#### Information provided
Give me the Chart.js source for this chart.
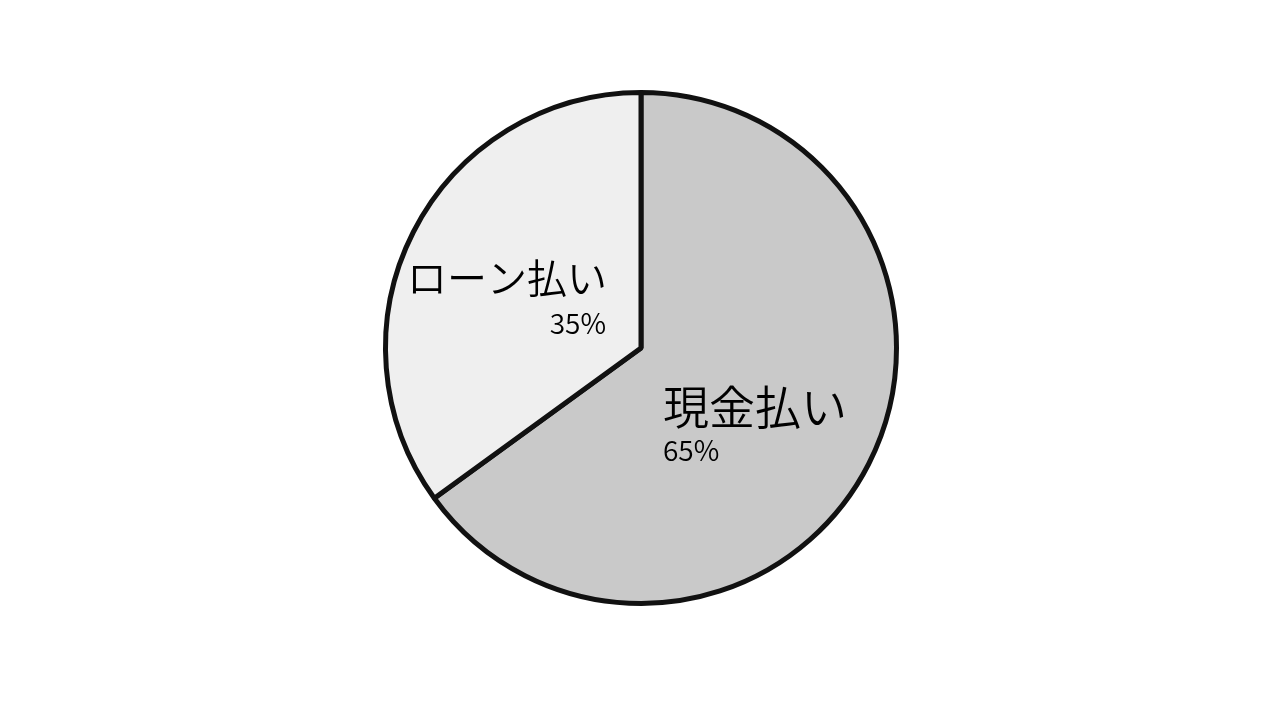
<!DOCTYPE html>
<html>
<head>
<meta charset="utf-8">
<script src="https://cdn.jsdelivr.net/npm/chart.js@4/dist/chart.umd.min.js"></script>
<style>
  html, body { margin: 0; padding: 0; background: #fff; }
  #wrap { width: 1280px; height: 720px; }
</style>
</head>
<body>
<div id="wrap"><canvas id="pie" width="1280" height="720"></canvas></div>
<script>
// --- datos ---
const labels = ['現金払い', 'ローン払い'];
const values = [65, 35];
const pctLabels = ['65%', '35%'];
const sliceColors = ['#c9c9c9', '#efefef'];

const FONT = '"Noto Sans CJK JP", "Noto Sans", sans-serif';

// Etiquetas dentro de cada porción (desplazamiento desde el centro del pastel)
const labelPlacement = [
  { align: 'left',  name: [22, 59],   pct: [22, 102], nameSize: 46 },
  { align: 'right', name: [-34, -70], pct: [-35, -25], nameSize: 40 }
];

const sliceLabels = {
  id: 'sliceLabels',
  afterDatasetsDraw(chart) {
    const ctx = chart.ctx;
    const arcs = chart.getDatasetMeta(0).data;
    ctx.save();
    ctx.fillStyle = '#000';
    ctx.textBaseline = 'middle';
    arcs.forEach((arc, i) => {
      const p = labelPlacement[i];
      ctx.textAlign = p.align;
      ctx.font = `350 ${p.nameSize}px ${FONT}`;
      ctx.fillText(labels[i], arc.x + p.name[0], arc.y + p.name[1]);
      ctx.font = `350 28px ${FONT}`;
      ctx.fillText(pctLabels[i], arc.x + p.pct[0], arc.y + p.pct[1]);
    });
    ctx.restore();
  }
};

new Chart(document.getElementById('pie').getContext('2d'), {
  type: 'pie',
  data: {
    labels: labels,
    datasets: [{
      data: values,
      backgroundColor: sliceColors,
      borderColor: '#111',
      borderWidth: 5
    }]
  },
  options: {
    responsive: false,
    animation: false,
    layout: { padding: { top: 90, bottom: 114, left: 2, right: 0 } },
    plugins: {
      legend: { display: false },
      tooltip: { enabled: false }
    }
  },
  plugins: [sliceLabels]
});
</script>
</body>
</html>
########
- _Work instructions_: Write the full listing out again with every line unchanged, but include no pictures.

- _Finished exercise_:
Give me the Chart.js source for this chart.
<!DOCTYPE html>
<html>
<head>
<meta charset="utf-8">
<script src="https://cdn.jsdelivr.net/npm/chart.js@4/dist/chart.umd.min.js"></script>
<style>
  html, body { margin: 0; padding: 0; background: #fff; }
  #wrap { width: 1280px; height: 720px; }
</style>
</head>
<body>
<div id="wrap"><canvas id="pie" width="1280" height="720"></canvas></div>
<script>
// --- datos ---
const labels = ['現金払い', 'ローン払い'];
const values = [65, 35];
const pctLabels = ['65%', '35%'];
const sliceColors = ['#c9c9c9', '#efefef'];

const FONT = '"Noto Sans CJK JP", "Noto Sans", sans-serif';

// Etiquetas dentro de cada porción (desplazamiento desde el centro del pastel)
const labelPlacement = [
  { align: 'left',  name: [22, 59],   pct: [22, 102], nameSize: 46 },
  { align: 'right', name: [-34, -70], pct: [-35, -25], nameSize: 40 }
];

const sliceLabels = {
  id: 'sliceLabels',
  afterDatasetsDraw(chart) {
    const ctx = chart.ctx;
    const arcs = chart.getDatasetMeta(0).data;
    ctx.save();
    ctx.fillStyle = '#000';
    ctx.textBaseline = 'middle';
    arcs.forEach((arc, i) => {
      const p = labelPlacement[i];
      ctx.textAlign = p.align;
      ctx.font = `350 ${p.nameSize}px ${FONT}`;
      ctx.fillText(labels[i], arc.x + p.name[0], arc.y + p.name[1]);
      ctx.font = `350 28px ${FONT}`;
      ctx.fillText(pctLabels[i], arc.x + p.pct[0], arc.y + p.pct[1]);
    });
    ctx.restore();
  }
};

new Chart(document.getElementById('pie').getContext('2d'), {
  type: 'pie',
  data: {
    labels: labels,
    datasets: [{
      data: values,
      backgroundColor: sliceColors,
      borderColor: '#111',
      borderWidth: 5
    }]
  },
  options: {
    responsive: false,
    animation: false,
    layout: { padding: { top: 90, bottom: 114, left: 2, right: 0 } },
    plugins: {
      legend: { display: false },
      tooltip: { enabled: false }
    }
  },
  plugins: [sliceLabels]
});
</script>
</body>
</html>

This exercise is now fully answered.